His works were published, but he went unrecognised for the most part. He didn’t care about that. We did. But he did want his poems collected and published, he wanted them to be there afterwards I think. I remember his joy the day the Carcanet Press contract came confirming that they would be publishing a collected works. The Bordeaux warmed by his fire down at Burrow tasted so good that evening. That was the evening he sat back in his chair, glass in hand, and laughed. “I know how it’ll be”, he said. “I’ll be going up that ruddy lane in the rain one night to see to those ruddy hens, and one of them will still be out as usual, and I’ll have to chase it in and shut them up. And then I’ll be walking back down the lane and I’ll drop dead just there, right outside the hen house. And the police will come and they’ll say ‘Fowl play not suspected’.” And he laughed so much his wine spilt on his trousers.

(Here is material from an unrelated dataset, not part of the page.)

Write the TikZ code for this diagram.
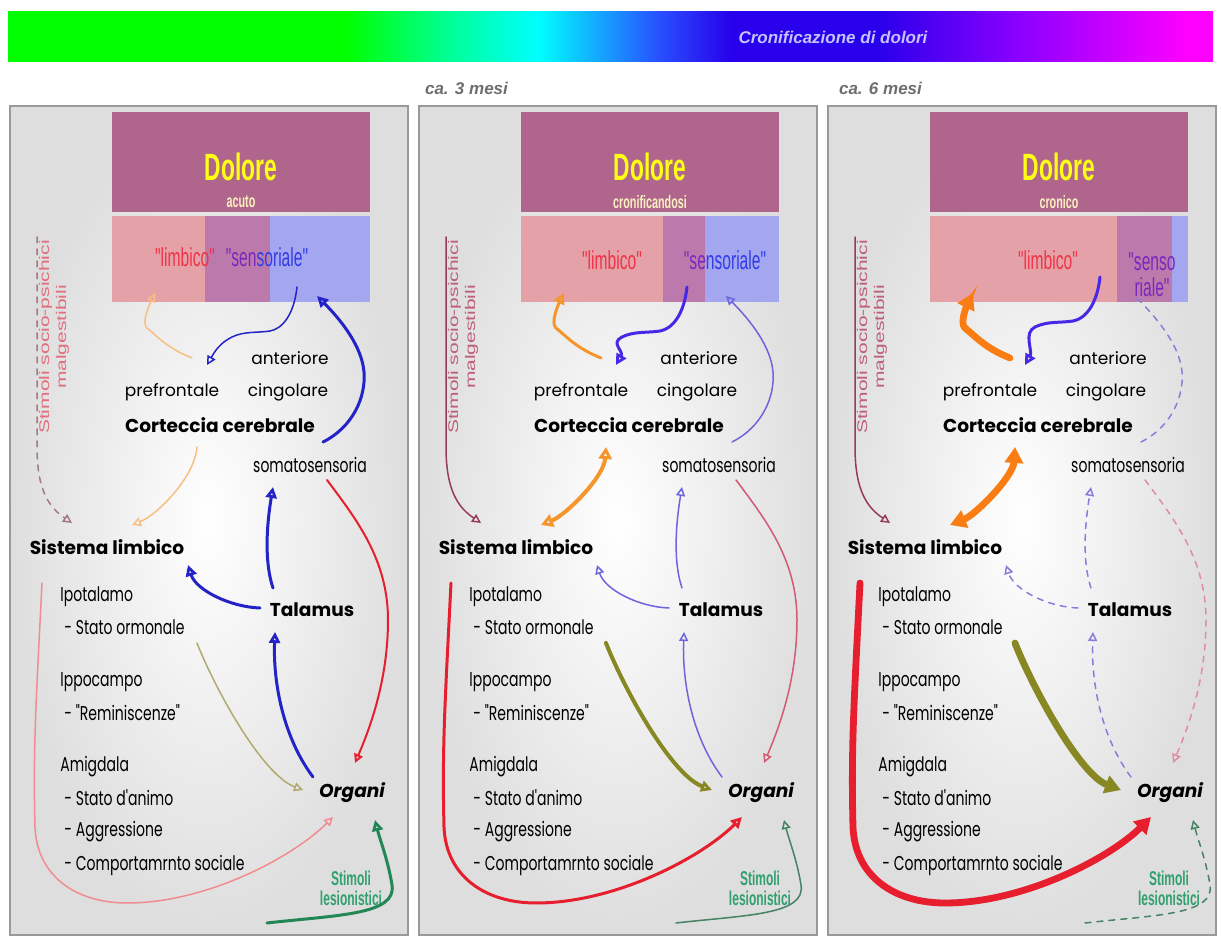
\documentclass[tikz,border=0pt]{standalone}
\usepackage{fontspec}
\setmainfont{Poppins}
\newfontfamily\listfont{Poppins}[FakeStretch=0.7]
\newfontfamily\boxfont{Liberation Sans}[FakeStretch=0.6]
\newfontfamily\headfont{Liberation Sans}
\newfontfamily\sociofont{Liberation Sans}[FakeStretch=1.5]
\usetikzlibrary{arrows.meta,calc}

\definecolor{barGreen}{RGB}{0,255,0}
\definecolor{barMint}{RGB}{0,255,140}
\definecolor{barCyan}{RGB}{0,255,255}
\definecolor{barBlue}{RGB}{40,80,255}
\definecolor{barNavy}{RGB}{40,0,235}
\definecolor{barViolet}{RGB}{140,0,255}
\definecolor{barMagenta}{RGB}{255,0,255}
\definecolor{titleLav}{RGB}{195,195,255}
\definecolor{monthGray}{RGB}{110,110,110}
\definecolor{doloreBg}{RGB}{176,102,140}
\definecolor{stripPink}{RGB}{228,162,168}
\definecolor{stripViolet}{RGB}{188,122,172}
\definecolor{stripBlue}{RGB}{164,166,240}
\definecolor{doloreYellow}{RGB}{255,255,20}
\definecolor{subCream}{RGB}{250,240,190}
\definecolor{limbRed}{RGB}{240,50,70}
\definecolor{sensViolet}{RGB}{120,40,190}
\definecolor{sensBlue}{RGB}{50,60,230}
\definecolor{lightOrange}{RGB}{248,190,130}
\definecolor{midOrange}{RGB}{245,150,45}
\definecolor{deepOrange}{RGB}{250,125,20}
\definecolor{linkBlue}{RGB}{35,35,200}
\definecolor{wiggleBlue}{RGB}{70,40,230}
\definecolor{paleBlue}{RGB}{110,100,220}
\definecolor{dashBlue}{RGB}{135,125,220}
\definecolor{linkRed}{RGB}{230,30,45}
\definecolor{paleRed}{RGB}{240,140,145}
\definecolor{roseRed}{RGB}{210,90,115}
\definecolor{roseDash}{RGB}{225,140,160}
\definecolor{linkOlive}{RGB}{135,135,35}
\definecolor{paleOlive}{RGB}{175,170,110}
\definecolor{lesionGreen}{RGB}{35,135,85}
\definecolor{lesionTeal}{RGB}{70,130,100}
\definecolor{lesionText}{RGB}{50,160,110}
\definecolor{socioGray}{RGB}{165,120,130}
\definecolor{socioDark}{RGB}{150,60,90}
\definecolor{socioRed}{RGB}{225,110,125}
\definecolor{socioRose}{RGB}{190,95,120}

\newcommand{\BoxL}{102}
\newcommand{\BoxR}{360}
\newcommand{\BoxMid}{231}
\newcommand{\PanelTop}{106}
\newcommand{\PanelBottom}{935}

\pgfdeclarehorizontalshading{cronbar}{100bp}{%
  color(0bp)=(barGreen); color(39bp)=(barGreen); color(43bp)=(barMint);
  color(47bp)=(barCyan); color(52bp)=(barBlue); color(55bp)=(barNavy);
  color(61bp)=(barNavy); color(67bp)=(barViolet); color(74bp)=(barMagenta);
  color(100bp)=(barMagenta)}

\tikzset{
  panelbg/.style={draw=black!40, line width=1.2pt, inner color=white, outer color=black!13},
  bigterm/.style={font=\bfseries\fontsize{9.3}{11}\selectfont, inner sep=1pt},
  areaterm/.style={font=\fontsize{8.5}{10}\selectfont, inner sep=1pt},
  narrowterm/.style={font=\listfont\fontsize{10}{11}\selectfont, inner sep=1pt},
  listterm/.style={narrowterm, anchor=west},
  doloretext/.style={font=\boxfont\bfseries\fontsize{19}{19}\selectfont, text=doloreYellow, inner sep=0pt},
  dolsubtext/.style={font=\boxfont\bfseries\fontsize{9}{9}\selectfont, text=subCream, inner sep=0pt},
  striplabel/.style={font=\boxfont\fontsize{13}{13}\selectfont, inner sep=0pt},
  sociotext/.style={font=\sociofont\fontsize{7}{8.5}\selectfont, text=#1, rotate=90, align=center, inner sep=0pt},
  lesiontext/.style={font=\boxfont\bfseries\fontsize{10}{10}\selectfont, text=#1, align=center, inner sep=0pt},
  monthtext/.style={font=\headfont\bfseries\itshape\fontsize{8.5}{10}\selectfont, text=monthGray, anchor=west},
  w1/.style={line width=0.75pt, line cap=round, -{Triangle[open,length=4.5pt,width=4.5pt]}},
  w2/.style={line width=1.5pt, line cap=round, -{Triangle[open,length=5.5pt,width=5.5pt]}},
  w3/.style={line width=3.4pt, line cap=round, -{Triangle[length=8pt,width=9pt]}},
  w2both/.style={line width=2pt, line cap=round, {Triangle[open,length=6pt,width=6.5pt]}-{Triangle[open,length=6pt,width=6.5pt]}},
  w3both/.style={line width=3.4pt, line cap=round, {Triangle[length=8pt,width=9pt]}-{Triangle[length=8pt,width=9pt]}},
  % acuto
  p1 upLimbico/.style={w1, lightOrange},
  p1 downPref/.style={w1, linkBlue},
  p1 upSens/.style={w2, linkBlue},
  p1 cortexLimbic/.style={w1, lightOrange},
  p1 socio/.style={w1, socioGray, dashed},
  p1 talLimbic/.style={w2, linkBlue},
  p1 talSoma/.style={w2, linkBlue},
  p1 organTal/.style={w2, linkBlue},
  p1 somaOrgan/.style={w1, linkRed, line width=1pt},
  p1 statoOrgan/.style={w1, paleOlive},
  p1 limbicOrgan/.style={w1, paleRed},
  p1 lesion/.style={w2, lesionGreen},
  % ca. 3 mesi
  p2 upLimbico/.style={w2, midOrange},
  p2 downPref/.style={w2, wiggleBlue},
  p2 upSens/.style={w1, paleBlue},
  p2 cortexLimbic/.style={w2both, midOrange},
  p2 socio/.style={w1, socioDark},
  p2 talLimbic/.style={w1, paleBlue},
  p2 talSoma/.style={w1, paleBlue},
  p2 organTal/.style={w1, paleBlue},
  p2 somaOrgan/.style={w1, roseRed},
  p2 statoOrgan/.style={w2, linkOlive, line width=2pt},
  p2 limbicOrgan/.style={w2, linkRed},
  p2 lesion/.style={w1, lesionTeal},
  % ca. 6 mesi
  p3 upLimbico/.style={w3, deepOrange},
  p3 downPref/.style={w2, wiggleBlue},
  p3 upSens/.style={w1, dashBlue, dashed, -},
  p3 cortexLimbic/.style={w3both, deepOrange},
  p3 socio/.style={w1, socioDark},
  p3 talLimbic/.style={w1, dashBlue, dashed},
  p3 talSoma/.style={w1, dashBlue, dashed},
  p3 organTal/.style={w1, dashBlue, dashed},
  p3 somaOrgan/.style={w1, roseDash, dashed},
  p3 statoOrgan/.style={w3, linkOlive},
  p3 limbicOrgan/.style={w3, linkRed},
  p3 lesion/.style={w1, lesionTeal, dashed}
}

% #1 prefix, #2 left x, #3 width, #4 subtitle, #5 pink end, #6 violet end,
% #7 socio colour, #8 lesion colour
\newcommand{\DrawPanel}[8]{%
  \begin{scope}[shift={(#2,0)}]
    \shade[panelbg] (0,\PanelTop) rectangle (#3,\PanelBottom);
    \fill[doloreBg] (\BoxL,112) rectangle (\BoxR,212);
    \fill[stripPink] (\BoxL,216) rectangle (#5,302);
    \fill[stripViolet] (#5,216) rectangle (#6,302);
    \fill[stripBlue] (#6,216) rectangle (\BoxR,302);
    \coordinate (#1stripSW) at (\BoxL,302);
    \node[doloretext] (#1dolore) at (\BoxMid,167) {Dolore};
    \node[dolsubtext] (#1sub) at (\BoxMid,202) {#4};
    \node[areaterm] (#1ant) at (280,358) {anteriore};
    \node[areaterm] (#1cing) at (278,392) {cingolare};
    \node[areaterm] (#1pref) at (162,392) {prefrontale};
    \node[bigterm] (#1cortex) at (210,425) {Corteccia cerebrale};
    \node[narrowterm] (#1soma) at (300,465) {somatosensoria};
    \node[bigterm] (#1sist) at (97,547) {Sistema limbico};
    \node[bigterm] (#1tal) at (302,610) {Talamus};
    \node[bigterm, font=\bfseries\itshape\fontsize{9.3}{11}\selectfont] (#1org) at (342,793) {Organi};
    \foreach \lx/\ly/\ltxt [count=\k] in {48/597/Ipotalamo, 52/627/- Stato ormonale,
        48/682/Ippocampo, 52/713/- "Reminiscenze", 48/767/Amigdala,
        52/798/- Stato d'animo, 52/832/- Aggressione, 52/865/- Comportamrnto sociale}
      \node[listterm] (#1list\k) at (\lx,\ly) {\ltxt};
    \node[sociotext=#7] (#1socio) at (44,337) {Stimoli socio-psichici\\malgestibili};
    \node[lesiontext=#8] (#1les) at (341,888) {Stimoli\\lesionistici};
  \end{scope}
}

% #1 prefix, #2 start of the wiggle from the strip corner
\newcommand{\DrawLinks}[2]{%
  \draw[#1 upLimbico] ($(#1pref)+(20,-34)$)
    .. controls +(-25,-10) and +(10,8) .. ($(#1pref)+(-25,-64)$)
    .. controls +(-6,-5) and +(-5,10) .. ($(#1stripSW)+(43,-9)$);
  \draw[#1 downPref] ($(#1stripSW)+(#2)$)
    .. controls +(-3,28) and +(12,-2) .. ($(#1stripSW)+(#2)+(-27,44)$)
    .. controls +(-12,2) and +(12,-6) .. ($(#1stripSW)+(#2)+(-65,50)$)
    .. controls +(-12,6) and +(8,-14) .. ($(#1pref)+(35,-27)$);
  \draw[#1 upSens] ($(#1soma)+(13,-23)$)
    .. controls +(30,-15) and +(2,25) .. ($(#1soma)+(54,-93)$)
    .. controls +(-2,-25) and +(25,25) .. ($(#1stripSW)+(205,-6)$);
  \draw[#1 cortexLimbic] ($(#1cortex)+(-23,22)$)
    .. controls +(-2,30) and +(25,-10) .. ($(#1sist)+(25,-22)$);
  \draw[#1 socio] ($(#1socio)+(-17,-100)$) -- ($(#1socio)+(-17,110)$)
    .. controls +(0,45) and +(-22,-15) .. ($(#1sist)+(-35,-24)$);
  \draw[#1 talLimbic] ($(#1tal)+(-52,-2)$)
    .. controls +(-30,-1) and +(8,25) .. ($(#1sist)+(81,18)$);
  \draw[#1 talSoma] ($(#1tal)+(-39,-22)$)
    .. controls +(-10,-30) and +(-5,30) .. ($(#1soma)+(-37,22)$);
  \draw[#1 organTal] ($(#1org)+(-39,-16)$)
    .. controls +(-30,-40) and +(-2,50) .. ($(#1tal)+(-37,22)$);
  \draw[#1 somaOrgan] ($(#1soma)+(17,15)$)
    .. controls +(30,40) and +(0,-60) .. ($(#1soma)+(78,155)$)
    .. controls +(0,60) and +(15,-35) .. ($(#1org)+(3,-30)$);
  \draw[#1 statoOrgan] ($(#1list2.east)+(10,16)$)
    .. controls +(20,50) and +(-40,-15) .. ($(#1org)+(-49,-3)$);
  \draw[#1 limbicOrgan] ($(#1sist)+(-65,36)$)
    .. controls +(-6,120) and +(-2,-80) .. ($(#1sist)+(-72,280)$)
    .. controls +(2,50) and +(-50,0) .. ($(#1sist)+(20,356)$)
    .. controls +(80,0) and +(-40,40) .. ($(#1org)+(-19,24)$);
  \draw[#1 lesion] ($(#1les)+(-84,35)$)
    .. controls +(70,-8) and +(5,30) .. ($(#1les)+(41,-3)$)
    .. controls +(-4,-25) and +(5,20) .. ($(#1org)+(23,27)$);
}

\begin{document}
\begin{tikzpicture}[x=0.5pt,y=-0.5pt]
  \useasboundingbox (0,0) rectangle (1221,940);
  \fill[white] (0,0) rectangle (1221,940);

  % time bar
  \shade[shading=cronbar] (8,12) rectangle (1213,62);
  \node[font=\headfont\bfseries\itshape\fontsize{8.5}{10}\selectfont, text=titleLav] (barTitle) at (833,37) {Cronificazione di dolori};
  \node[monthtext] (mesiTre) at (418,88) {ca. 3 mesi};
  \node[monthtext] (mesiSei) at (832,88) {ca. 6 mesi};

  \DrawPanel{p1}{10}{398}{acuto}{195}{260}{socioRed}{lesionText}
  \DrawPanel{p2}{419}{398}{cronificandosi}{244}{286}{socioRose}{lesionText}
  \DrawPanel{p3}{828}{388}{cronico}{289}{344}{socioRose}{lesionText}

  \node[striplabel, text=limbRed] (p1limb) at (185,257) {"limbico"};
  \node[striplabel] (p1sens) at (267,257) {\textcolor{sensViolet}{"sen}\textcolor{sensBlue}{soriale"}};
  \node[striplabel, text=limbRed] (p2limb) at (612,260) {"limbico"};
  \node[striplabel] (p2sens) at (725,260) {\textcolor{sensViolet}{"se}\textcolor{sensBlue}{nsoriale"}};
  \node[striplabel, text=limbRed] (p3limb) at (1048,260) {"limbico"};
  \node[striplabel, text=sensViolet, align=center] (p3sens) at (1152,275) {"senso\\riale"};

  \DrawLinks{p1}{185,-15}
  \DrawLinks{p2}{166,-15}
  \DrawLinks{p3}{170,-25}
\end{tikzpicture}
\end{document}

The collected poems were published, but Sean was dead a year before the book came out.
We had a memorial service up in the church in Iddesleigh. The church was packed. We read his poems. I read one one which begins From Hereabout Hill:
From Hereabout Hill
the sun early rising
looks over his fields
where a river runs by:
at the green of the wheat
and the green of the barley. and Candlelight Meadow
the pride of this eye.
He left no instructions as such, but Christian and his family and friends knew he always wanted his ashes to be scattered on the River Milk up in the borders of Scotland which he loved, where he’d grown up. He’d written of the place, of the event itself even, in one of his poems:
Rowan by the red rock, plead,
gean, white gean, in the green holm intercede
for him,
dipper in your flying vestments stay
midstream on the dripping stone to pray
for him on the first morning of his final day.
And so it happened just as he foretold. As the ashes blew away and settled softly on the water, as they became a living part of the river, we saw a dipper sitting on a stone in the middle of the rive, and waiting, watching us, waiting for him.